Why do the Hawaiian volcanoes such as Kilauea and Mauna Loa produce a large amount of flowing lava?
They are shield volcanoes. This means the volcano is shaped like a warrior's shield lying on the ground. The low-sloped sides of these type of volcanoes create slow moving lava flows. Shield volcanoes are also characterized by numerous vents where hot, liquid lava can easily find its way to the surface,Helpful 3
What causes volcanic eruptions?
Underground magma becoming superheated and as a result turns to a very active liquid state. Movement of tectonic plates are often the cause of superheated magma.
When was Diamond Head's last eruption on the island of Oahu?
In regards to your question, I found this link https://www.soest.hawaii.edu/GG/ASK/oahu-eruptions...
According to this source, the last eruption at Diamondhead occurred somewhere between 70,000 and 5000,000 years ago. I know this is a wide range, but scientific inquiry is surprisingly vague. The same article goes on to say that a new eruption is not impossible, just highly unlikely.
What is the difference between a hotspot and tectonic plates?

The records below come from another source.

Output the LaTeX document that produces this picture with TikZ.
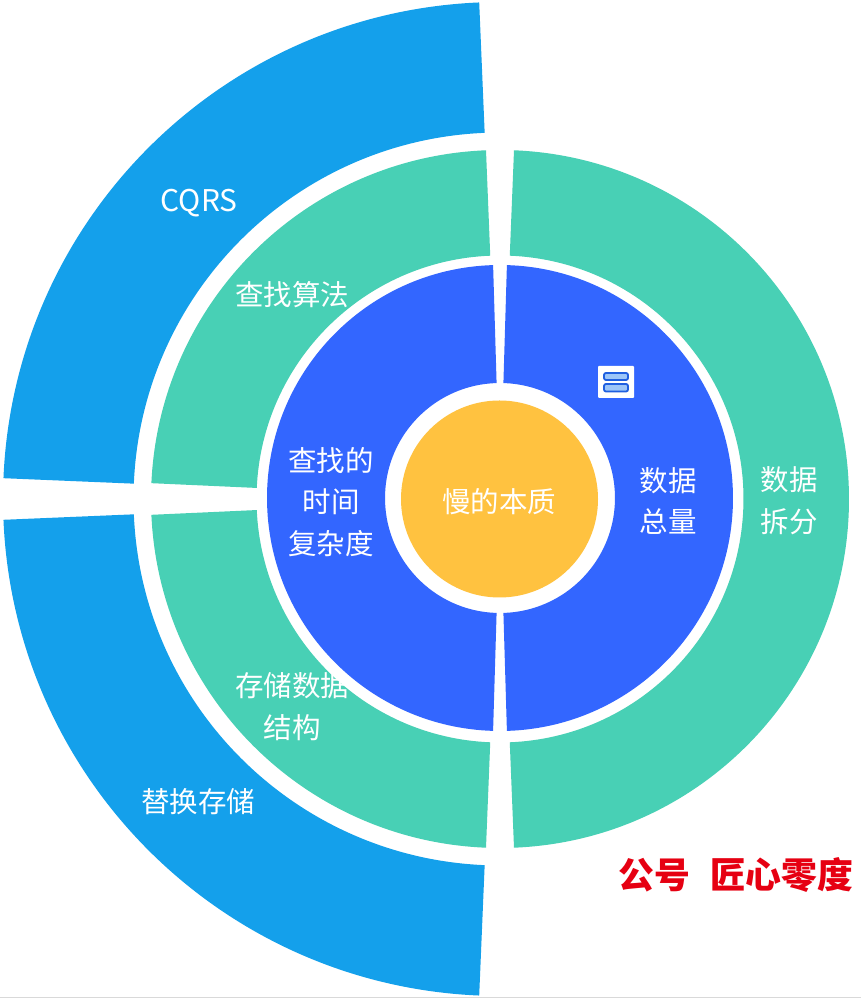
\documentclass[tikz,border=0pt]{standalone}
\usepackage{fontspec}
\newfontfamily\cjk{Noto Sans CJK SC}
\definecolor{outerblue}{HTML}{14A0EB}
\definecolor{midgreen}{HTML}{48D0B5}
\definecolor{innerblue}{HTML}{3366FF}
\definecolor{coreorange}{HTML}{FFC240}
\definecolor{markred}{HTML}{E60012}
\definecolor{iconedge}{HTML}{1F5FE0}
\definecolor{iconfill}{HTML}{9CC5F8}
\newcommand{\ringseg}[5]{%
  \fill[#1] (#4:#3) arc[start angle=#4,end angle=#5,radius=#3]
    -- (#5:#2) arc[start angle=#5,end angle=#4,radius=#2] -- cycle;}
\tikzset{
  lbl/.style={text=white,align=center,inner sep=0pt,font=\cjk\fontsize{28.6}{42}\selectfont},
  iconbar/.style={draw=iconedge,fill=iconfill,line width=1.8bp,rounded corners=2bp}
}
\begin{document}
\begin{tikzpicture}[x=1bp,y=1bp]
\useasboundingbox (0,0) rectangle (861,999);
\fill[white] (0,0) rectangle (861,999);
\draw[black!15,line width=1bp] (0,1.5) -- (861,1.5);
\begin{scope}[shift={(500,500)}]
  % outer ring
  \ringseg{outerblue}{366.5}{497}{92.4}{177.6}
  \ringseg{outerblue}{366.5}{497}{182.4}{267.6}
  % middle ring
  \ringseg{midgreen}{243.5}{349}{92.3}{177.4}
  \ringseg{midgreen}{243.5}{349}{182.6}{267.7}
  \ringseg{midgreen}{243.5}{349}{-87.7}{87.7}
\end{scope}
\begin{scope}[shift={(500,501)}]
  % inner ring
  \ringseg{innerblue}{115}{233}{91.7}{268.3}
  \ringseg{innerblue}{115}{233}{-88.3}{88.3}
\end{scope}
% core
\fill[coreorange] (499.5,500) circle[radius=98.5];
% icon
\fill[white,rounded corners=1bp] (598,601) rectangle (634,633);
\draw[iconbar] (604,619) rectangle (628,626);
\draw[iconbar] (604,607.5) rectangle (628,615);
% labels
\node[lbl] (core) at (499,497) {慢的本质};
\node[lbl,font=\cjk\fontsize{30}{42}\selectfont] (cqrs) at (199,796) {CQRS};
\node[lbl] (algo) at (292,704) {查找算法};
\node[lbl] (time) at (331,497) {查找的\\时间\\复杂度};
\node[lbl] (total) at (668,498) {数据\\总量};
\node[lbl] (split) at (789,498) {数据\\拆分};
\node[lbl] (struct) at (292,292) {存储数据\\结构};
\node[lbl] (replace) at (198,197) {替换存储};
\node[inner sep=0pt,text=markred,font=\cjk\bfseries\fontsize{36}{40}\selectfont] (mark) at (736,124) {公号\hspace{0.55em}匠心零度};
\end{tikzpicture}
\end{document}
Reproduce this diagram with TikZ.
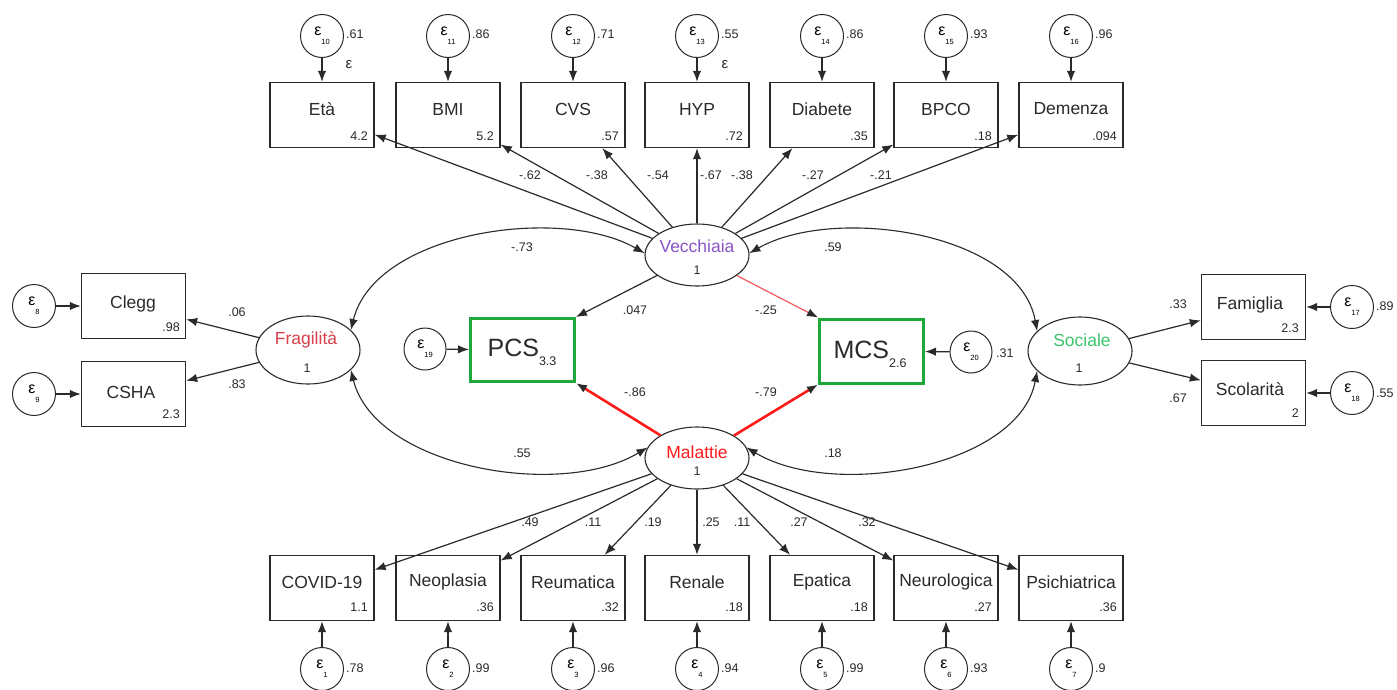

On our planet, there are many places, where the underground magma finds a way near to the surface of the earth. Often, these places of lava intrusion are created by tension between two tectonjic plates. Furthermore, the collision of tectonic plates can create a column of hot lava that is very similar to a hot spot. The main difference is the mechanism behind the rise of lava. A hot spot has no known mechanism, it is just a result of uneven distribution of hot magma under our earth's surface.